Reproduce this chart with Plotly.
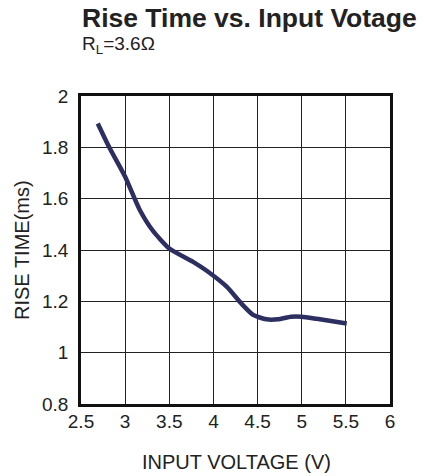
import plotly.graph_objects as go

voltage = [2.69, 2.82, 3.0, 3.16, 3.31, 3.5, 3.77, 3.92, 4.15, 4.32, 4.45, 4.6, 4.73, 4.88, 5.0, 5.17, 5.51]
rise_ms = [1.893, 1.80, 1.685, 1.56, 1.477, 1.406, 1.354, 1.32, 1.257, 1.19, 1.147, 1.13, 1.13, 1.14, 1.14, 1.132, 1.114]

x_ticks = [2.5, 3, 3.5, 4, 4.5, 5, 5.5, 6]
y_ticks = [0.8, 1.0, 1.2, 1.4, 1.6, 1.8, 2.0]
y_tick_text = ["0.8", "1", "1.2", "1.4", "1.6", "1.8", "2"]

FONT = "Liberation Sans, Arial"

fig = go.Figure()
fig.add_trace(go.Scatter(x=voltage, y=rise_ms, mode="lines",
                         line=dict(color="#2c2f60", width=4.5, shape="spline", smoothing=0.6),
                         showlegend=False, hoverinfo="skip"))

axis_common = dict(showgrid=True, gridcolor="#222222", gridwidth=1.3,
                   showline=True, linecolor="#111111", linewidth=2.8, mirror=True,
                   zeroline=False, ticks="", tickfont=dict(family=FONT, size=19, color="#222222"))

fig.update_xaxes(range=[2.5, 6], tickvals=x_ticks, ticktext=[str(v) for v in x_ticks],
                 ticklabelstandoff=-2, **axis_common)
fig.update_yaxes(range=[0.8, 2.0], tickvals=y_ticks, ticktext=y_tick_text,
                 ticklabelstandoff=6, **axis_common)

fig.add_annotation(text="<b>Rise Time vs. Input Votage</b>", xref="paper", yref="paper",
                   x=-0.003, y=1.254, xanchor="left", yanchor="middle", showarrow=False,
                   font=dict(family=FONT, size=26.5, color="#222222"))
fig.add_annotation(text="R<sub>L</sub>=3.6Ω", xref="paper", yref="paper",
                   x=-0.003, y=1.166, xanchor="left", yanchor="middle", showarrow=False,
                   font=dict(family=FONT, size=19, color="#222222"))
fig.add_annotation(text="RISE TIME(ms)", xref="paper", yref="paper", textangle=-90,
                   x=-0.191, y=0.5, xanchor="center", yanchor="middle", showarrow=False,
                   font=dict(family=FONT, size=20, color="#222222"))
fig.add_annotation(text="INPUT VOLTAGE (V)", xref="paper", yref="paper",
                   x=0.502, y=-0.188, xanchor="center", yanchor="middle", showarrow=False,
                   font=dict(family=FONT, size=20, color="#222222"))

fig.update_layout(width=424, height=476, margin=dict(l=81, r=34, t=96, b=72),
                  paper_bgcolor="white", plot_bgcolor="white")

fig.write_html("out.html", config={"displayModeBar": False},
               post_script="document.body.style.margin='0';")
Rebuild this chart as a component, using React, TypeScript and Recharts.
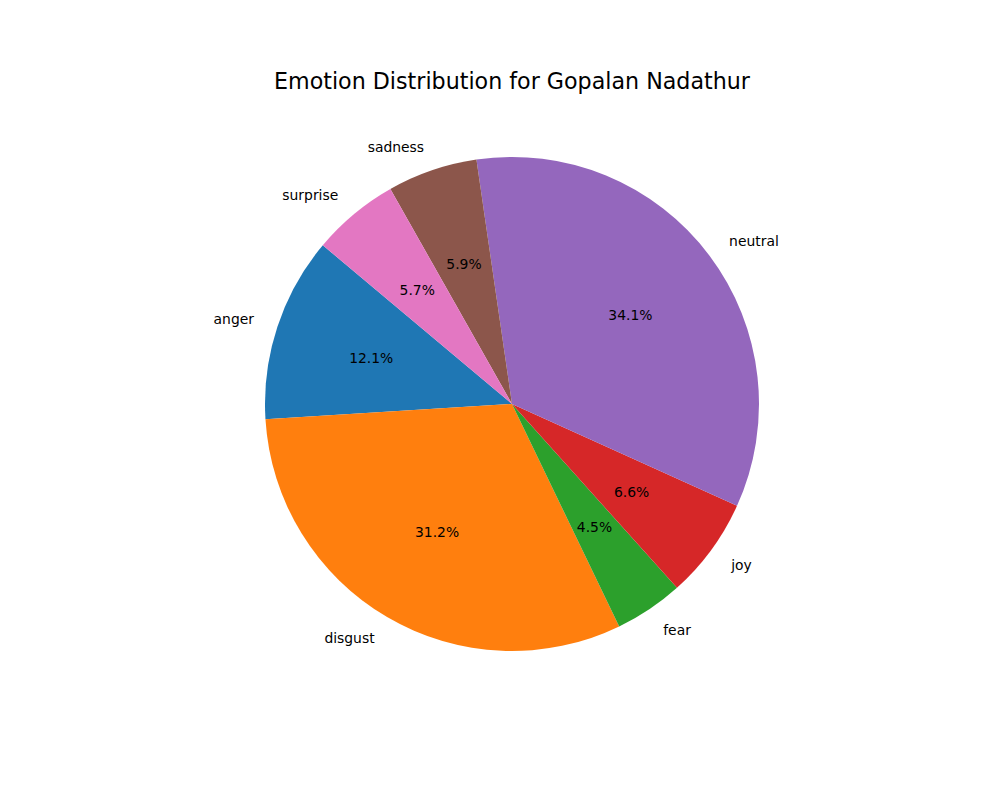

•••••

GIVEN EXERCISE: Return, please, the exact lines from the beginning of the entries above through the line containing "ticklabelstandoff=6, **axis_common)", both included; pictures are left out.

RIGHT ANSWER:
Reproduce this chart with Plotly.
import plotly.graph_objects as go

voltage = [2.69, 2.82, 3.0, 3.16, 3.31, 3.5, 3.77, 3.92, 4.15, 4.32, 4.45, 4.6, 4.73, 4.88, 5.0, 5.17, 5.51]
rise_ms = [1.893, 1.80, 1.685, 1.56, 1.477, 1.406, 1.354, 1.32, 1.257, 1.19, 1.147, 1.13, 1.13, 1.14, 1.14, 1.132, 1.114]

x_ticks = [2.5, 3, 3.5, 4, 4.5, 5, 5.5, 6]
y_ticks = [0.8, 1.0, 1.2, 1.4, 1.6, 1.8, 2.0]
y_tick_text = ["0.8", "1", "1.2", "1.4", "1.6", "1.8", "2"]

FONT = "Liberation Sans, Arial"

fig = go.Figure()
fig.add_trace(go.Scatter(x=voltage, y=rise_ms, mode="lines",
                         line=dict(color="#2c2f60", width=4.5, shape="spline", smoothing=0.6),
                         showlegend=False, hoverinfo="skip"))

axis_common = dict(showgrid=True, gridcolor="#222222", gridwidth=1.3,
                   showline=True, linecolor="#111111", linewidth=2.8, mirror=True,
                   zeroline=False, ticks="", tickfont=dict(family=FONT, size=19, color="#222222"))

fig.update_xaxes(range=[2.5, 6], tickvals=x_ticks, ticktext=[str(v) for v in x_ticks],
                 ticklabelstandoff=-2, **axis_common)
fig.update_yaxes(range=[0.8, 2.0], tickvals=y_ticks, ticktext=y_tick_text,
                 ticklabelstandoff=6, **axis_common)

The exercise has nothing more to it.